[GIVEN MATERIAL start]
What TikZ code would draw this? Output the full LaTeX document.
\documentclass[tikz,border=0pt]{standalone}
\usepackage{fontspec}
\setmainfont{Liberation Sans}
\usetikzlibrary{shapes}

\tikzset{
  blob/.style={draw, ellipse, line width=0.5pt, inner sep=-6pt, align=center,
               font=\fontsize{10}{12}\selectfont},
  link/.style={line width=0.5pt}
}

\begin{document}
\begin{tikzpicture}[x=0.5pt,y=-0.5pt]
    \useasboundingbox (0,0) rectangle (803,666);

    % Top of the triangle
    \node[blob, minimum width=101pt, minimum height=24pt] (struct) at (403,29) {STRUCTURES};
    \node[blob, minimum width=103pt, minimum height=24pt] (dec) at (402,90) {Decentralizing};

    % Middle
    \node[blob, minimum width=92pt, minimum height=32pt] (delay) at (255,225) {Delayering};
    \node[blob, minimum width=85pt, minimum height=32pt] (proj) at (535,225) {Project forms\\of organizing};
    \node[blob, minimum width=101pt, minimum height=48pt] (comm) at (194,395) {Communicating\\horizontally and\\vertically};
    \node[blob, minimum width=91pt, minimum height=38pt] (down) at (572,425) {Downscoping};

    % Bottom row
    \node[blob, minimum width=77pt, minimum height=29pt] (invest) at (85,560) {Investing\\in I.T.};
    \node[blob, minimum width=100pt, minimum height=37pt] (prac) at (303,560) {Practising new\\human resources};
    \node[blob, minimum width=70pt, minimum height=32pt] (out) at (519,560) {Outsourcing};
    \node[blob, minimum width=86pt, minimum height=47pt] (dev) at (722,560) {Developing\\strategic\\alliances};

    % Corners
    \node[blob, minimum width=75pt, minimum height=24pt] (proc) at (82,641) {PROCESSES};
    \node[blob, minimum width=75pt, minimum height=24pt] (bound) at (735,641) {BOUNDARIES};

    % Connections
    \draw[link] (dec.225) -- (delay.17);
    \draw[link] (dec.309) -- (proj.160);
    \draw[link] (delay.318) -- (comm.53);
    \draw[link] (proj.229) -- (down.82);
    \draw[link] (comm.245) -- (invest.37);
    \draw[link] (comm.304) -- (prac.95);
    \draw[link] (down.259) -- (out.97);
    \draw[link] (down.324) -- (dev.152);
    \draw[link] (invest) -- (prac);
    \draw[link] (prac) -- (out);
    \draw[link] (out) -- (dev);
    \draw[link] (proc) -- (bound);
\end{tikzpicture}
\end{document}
[GIVEN MATERIAL end]
TASK
Everything from the first line through the line containing "(0,0) rectangle (803,666);" should be quoted exactly, and nothing beyond it.

THE SOLUTION
What TikZ code would draw this? Output the full LaTeX document.
\documentclass[tikz,border=0pt]{standalone}
\usepackage{fontspec}
\setmainfont{Liberation Sans}
\usetikzlibrary{shapes}

\tikzset{
  blob/.style={draw, ellipse, line width=0.5pt, inner sep=-6pt, align=center,
               font=\fontsize{10}{12}\selectfont},
  link/.style={line width=0.5pt}
}

\begin{document}
\begin{tikzpicture}[x=0.5pt,y=-0.5pt]
    \useasboundingbox (0,0) rectangle (803,666);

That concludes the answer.